● Work to be completed
In the entries below, how many lines hold the string "this"? Give only the number.

● Information given
↓↓↓
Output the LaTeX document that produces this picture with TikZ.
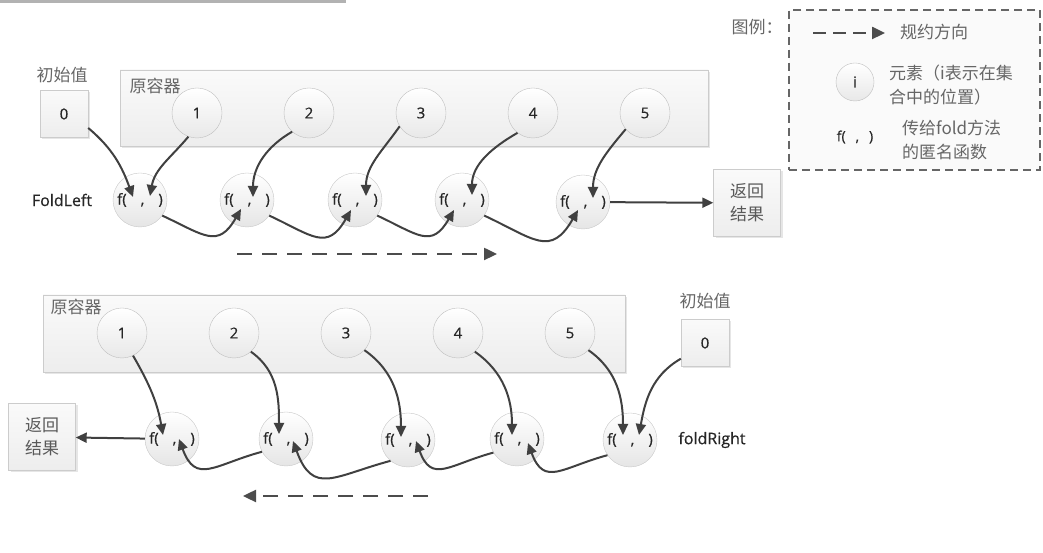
↑↑↑
↓↓↓
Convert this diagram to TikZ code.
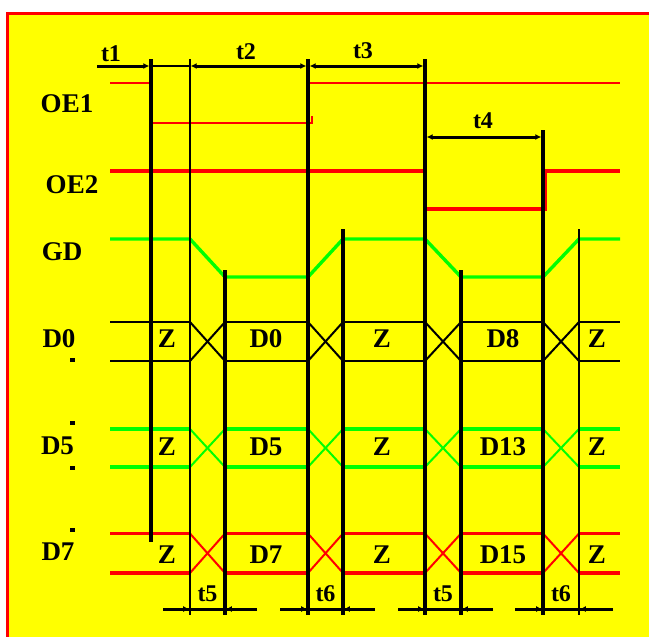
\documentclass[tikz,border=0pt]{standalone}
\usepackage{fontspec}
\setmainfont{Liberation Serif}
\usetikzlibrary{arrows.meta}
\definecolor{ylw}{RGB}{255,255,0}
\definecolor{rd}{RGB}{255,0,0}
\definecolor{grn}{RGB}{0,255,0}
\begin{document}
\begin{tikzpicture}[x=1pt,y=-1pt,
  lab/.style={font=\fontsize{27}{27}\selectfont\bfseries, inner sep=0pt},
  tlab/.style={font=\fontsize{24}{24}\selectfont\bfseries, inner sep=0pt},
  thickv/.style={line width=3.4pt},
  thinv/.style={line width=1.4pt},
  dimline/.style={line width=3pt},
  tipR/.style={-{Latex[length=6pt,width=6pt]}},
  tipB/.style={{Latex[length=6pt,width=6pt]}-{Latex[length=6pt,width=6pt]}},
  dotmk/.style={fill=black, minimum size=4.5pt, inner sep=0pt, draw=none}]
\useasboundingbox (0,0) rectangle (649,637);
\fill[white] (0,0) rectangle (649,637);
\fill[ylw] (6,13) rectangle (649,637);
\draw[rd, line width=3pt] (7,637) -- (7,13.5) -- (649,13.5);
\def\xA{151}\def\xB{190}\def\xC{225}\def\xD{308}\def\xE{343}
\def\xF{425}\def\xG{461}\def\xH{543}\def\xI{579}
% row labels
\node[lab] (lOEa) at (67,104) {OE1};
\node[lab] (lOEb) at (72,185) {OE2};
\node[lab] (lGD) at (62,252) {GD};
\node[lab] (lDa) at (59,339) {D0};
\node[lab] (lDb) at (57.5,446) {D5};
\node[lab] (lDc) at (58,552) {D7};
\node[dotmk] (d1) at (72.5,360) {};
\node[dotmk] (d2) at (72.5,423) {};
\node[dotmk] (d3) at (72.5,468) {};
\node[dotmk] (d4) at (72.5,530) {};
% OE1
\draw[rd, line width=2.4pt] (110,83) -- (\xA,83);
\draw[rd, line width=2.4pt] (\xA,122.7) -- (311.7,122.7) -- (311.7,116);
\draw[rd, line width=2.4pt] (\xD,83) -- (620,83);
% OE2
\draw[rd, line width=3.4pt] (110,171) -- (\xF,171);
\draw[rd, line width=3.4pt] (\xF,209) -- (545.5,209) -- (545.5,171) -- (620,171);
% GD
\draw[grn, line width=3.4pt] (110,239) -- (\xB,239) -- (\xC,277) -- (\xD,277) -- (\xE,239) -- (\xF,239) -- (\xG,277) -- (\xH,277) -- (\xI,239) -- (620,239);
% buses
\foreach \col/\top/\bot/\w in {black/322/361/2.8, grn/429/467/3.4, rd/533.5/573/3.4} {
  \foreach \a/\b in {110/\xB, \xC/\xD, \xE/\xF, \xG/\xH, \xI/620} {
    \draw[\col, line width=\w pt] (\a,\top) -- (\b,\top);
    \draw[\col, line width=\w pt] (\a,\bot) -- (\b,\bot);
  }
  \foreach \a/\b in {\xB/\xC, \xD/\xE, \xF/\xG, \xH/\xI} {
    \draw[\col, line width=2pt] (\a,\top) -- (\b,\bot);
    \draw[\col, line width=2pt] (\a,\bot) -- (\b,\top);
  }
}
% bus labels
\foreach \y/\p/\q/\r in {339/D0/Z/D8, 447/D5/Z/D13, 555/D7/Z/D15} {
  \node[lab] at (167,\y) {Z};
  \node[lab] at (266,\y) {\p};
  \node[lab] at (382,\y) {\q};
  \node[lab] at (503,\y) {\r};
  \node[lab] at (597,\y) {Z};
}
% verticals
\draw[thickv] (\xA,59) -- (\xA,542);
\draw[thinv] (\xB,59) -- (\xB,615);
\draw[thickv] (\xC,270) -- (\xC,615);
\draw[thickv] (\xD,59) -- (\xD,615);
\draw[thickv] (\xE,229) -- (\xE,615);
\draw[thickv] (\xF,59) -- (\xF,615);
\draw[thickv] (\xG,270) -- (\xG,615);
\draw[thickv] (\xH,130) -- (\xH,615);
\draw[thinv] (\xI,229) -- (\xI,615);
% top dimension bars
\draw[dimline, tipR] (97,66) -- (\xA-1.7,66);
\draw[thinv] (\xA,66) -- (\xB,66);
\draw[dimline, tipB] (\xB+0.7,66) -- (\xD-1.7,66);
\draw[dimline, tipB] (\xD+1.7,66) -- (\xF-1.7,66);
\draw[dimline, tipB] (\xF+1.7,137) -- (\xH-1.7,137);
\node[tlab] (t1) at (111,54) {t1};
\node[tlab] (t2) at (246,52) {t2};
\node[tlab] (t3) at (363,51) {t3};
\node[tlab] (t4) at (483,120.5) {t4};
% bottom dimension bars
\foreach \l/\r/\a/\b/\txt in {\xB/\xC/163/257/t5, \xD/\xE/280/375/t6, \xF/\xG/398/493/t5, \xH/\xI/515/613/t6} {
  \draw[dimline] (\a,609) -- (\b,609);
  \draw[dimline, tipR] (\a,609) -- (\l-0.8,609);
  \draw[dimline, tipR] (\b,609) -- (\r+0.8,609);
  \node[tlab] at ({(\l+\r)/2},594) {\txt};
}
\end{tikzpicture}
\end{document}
↑↑↑
● Output
2